Wednesday, October 19, 2011

Another Perspective: Poetry

My aim was to dedicate this blog to talking about things that would promote the thriller genre that has been neglected by Nigerian authors. Poetry was not in the realm. But I stumbled over something that took my breath away immediately: a poem that had me thinking and wondering, and also inspired. I hardly read poetry. It’s one of the three forms of literature that I have avoided getting so close with. I love drama because of its great sense of humor. The truth is that I have had less to do with poetry because it took too much to understand it. Poems in literature were the toughest things to learn back in school. I wasn’t a great lover of the written word generally; I was dying to draw and paint. Drama tried to settle in around 1996 when I played Gbonka—the limping character and messenger to King Adetusa in Ola Rotimi’s classic The Gods Are Not to Blame—in a drama by our school drama club while I was in my final year in high school at Roots Nursery and Primary School, Yandev, Gboko. It was a wonderful performance which took place on stage and on location in a forest few meters away from the school. It was recorded on video but the sad thing about it until today is that we never saw that video. That was the first and so far, the last role I ever acted in a play.
Back to the poetry.
I was away in Zaria for work. After a hectic day of fieldwork, I was struggling with the compilation at night in my younger brother’s room. He had taken hold of my laptop and was so busy with it, typing with two fingers, I guess. Because when I saw what he had typed afterward, I knew he was that slow. But that was not what interested me; what grabbed me at once was the few words he had put down. I had not known him with writing poetry. I remember he had written a few songs. But he was so unserious with that so seen such intricate writing amazed me. It made me see poetry differently, as not that hard-as-nails piece of writing so nonrepresentational, but a thing of beauty and such of strong emotional intensity that makes us evaluate our lives, understand our being and reshape our standing. Before I leave you with a poem from this young man, Dese Baaki, I also want to quote him in a little writing he titled Imagination:

"Imagination brings about scrap ideas that eventually lead to a comprehensive manuscript. The funny thing about writing is that, it makes you start thinking. Once you’ve started the process, you can’t just stop. It makes you articulate too. It also makes you feel a sense of belonging to your own self, making you feel you are not alone; a buoyant feeling with no trouble at all, making you build confidence within yourself and comparing it with the mutual feeling of passion relating it to your work, which serves as an offspring. If you write and write every day, making it comprehensive or not, you begin to feel that your brain is like a well-preserved machine churning out things that will eventually prove to be of use to someone, somewhere, someday, sooner or later."

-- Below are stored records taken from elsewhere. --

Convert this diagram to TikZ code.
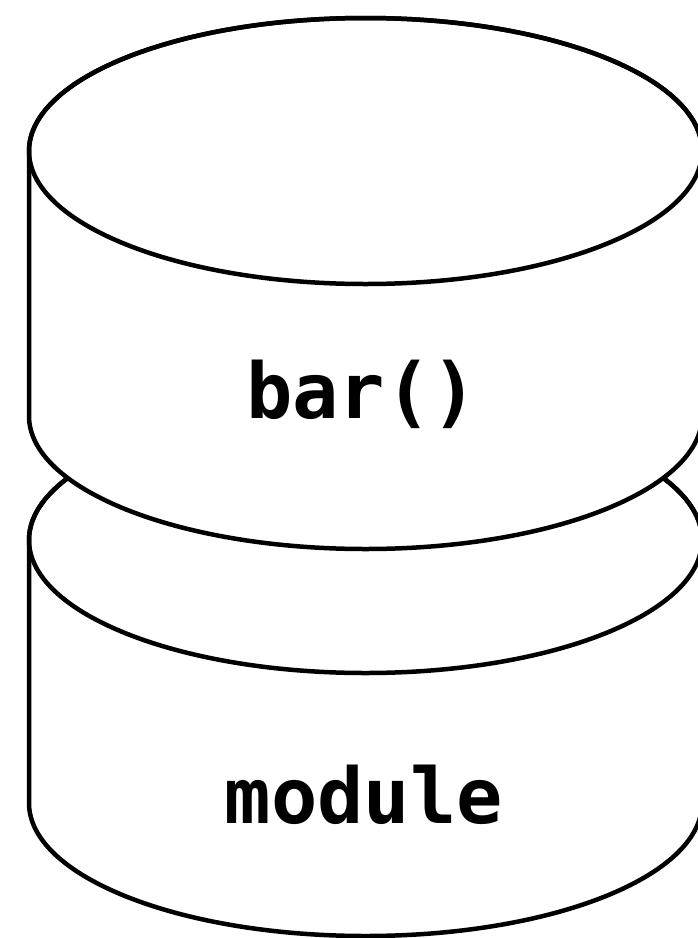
\documentclass[tikz,border=0pt]{standalone}
\usepackage{fontspec}
\setmonofont{DejaVu Sans Mono}
\begin{document}
\begin{tikzpicture}[x=1pt,y=-1pt,
  cyl/.style={line width=4.5pt, draw=black, fill=white, line join=round},
  edge/.style={line width=4.5pt, draw=black},
  lbl/.style={font=\ttfamily\bfseries\fontsize{77}{82}\selectfont, anchor=base, inner sep=0pt}]
\useasboundingbox (0,0) rectangle (698,938);
\begin{scope}
\clip (0,0) rectangle (698,938);
% bottom cylinder
\path[cyl] (29,540) -- (29,803)
  arc[start angle=180, end angle=0, x radius=336.5, y radius=133]
  -- (702,540)
  arc[start angle=0, end angle=-180, x radius=336.5, y radius=133] -- cycle;
\draw[edge] (365.5,540) ellipse[x radius=336.5, y radius=133];
% top cylinder
\path[cyl] (29,151) -- (29,416)
  arc[start angle=180, end angle=0, x radius=336.5, y radius=133]
  -- (702,151)
  arc[start angle=0, end angle=-180, x radius=336.5, y radius=133] -- cycle;
\draw[edge] (365.5,151) ellipse[x radius=336.5, y radius=133];
\end{scope}
% labels
\node[lbl] (bar) at (362,418) {bar()};
\node[lbl] (module) at (364,823) {module};
\end{tikzpicture}
\end{document}
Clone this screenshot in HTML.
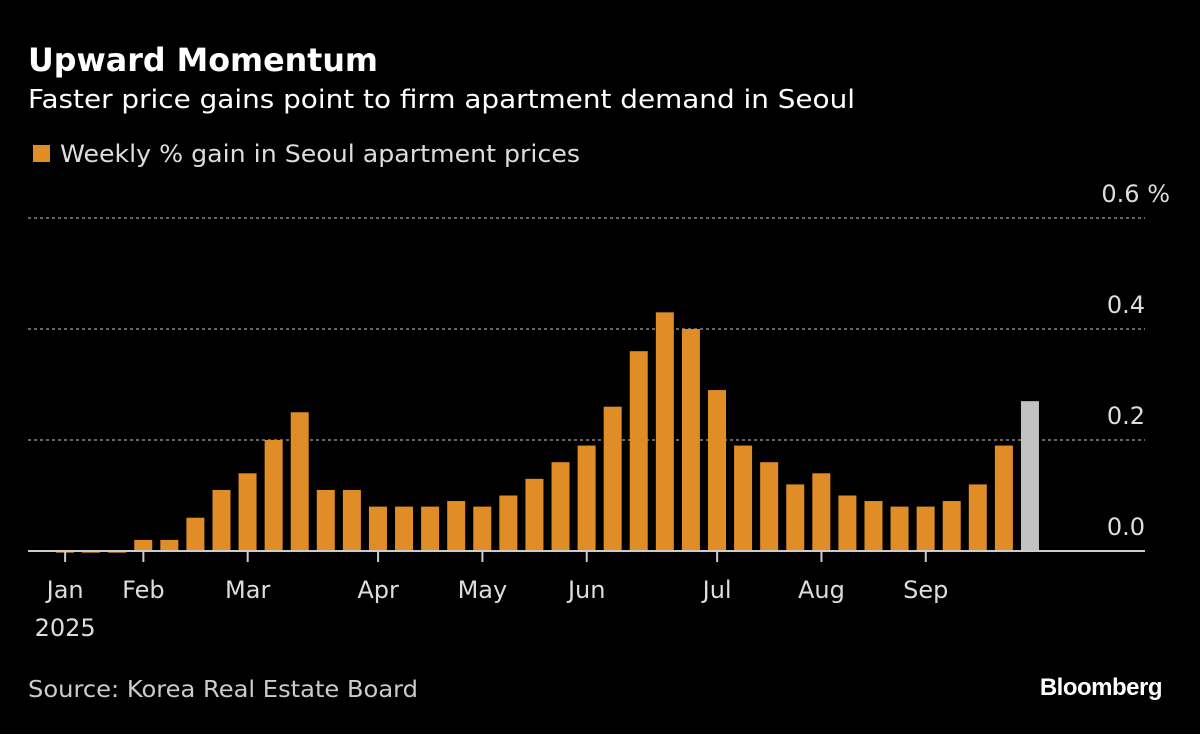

As a writer, I find this very true.
Now let’s listen to this prodigy, who has brought our attention back to why we live in this wonderful poem, titled: A Solitary Prayer.
                      
               A SOLITARY PRAYER by DESE BAAKI
When the wind blow,
And the rain fall,
The striking, thundering and lightning of the earth
Makes me feel hell.
The nervousness
Makes me think of the last day,
Which makes me feel there should have been
No birthday.
Premonition has dragged me
To an ominous feeling,
Making me feel morbid
That the world will end soon.
The sorrowful feeling and thought
For series of self questions
“Who will I be?”
“What will I be?”
And ultimately,
“Where will I be?”
Suddenly rushed into my heart
Then I bowed down my head,
And prayed.
Oh Lord God, where will I be, on the last day?
If the wind should blow every day,
If the striking, thundering and lightning of the earth
Should continue every day,
Then my prayer will be
A continuous process.
So, guys, who is saying his Solitary Prayer right now? If everyone would say a solitary prayer, we would not just worry about the last day, but we would worry about now.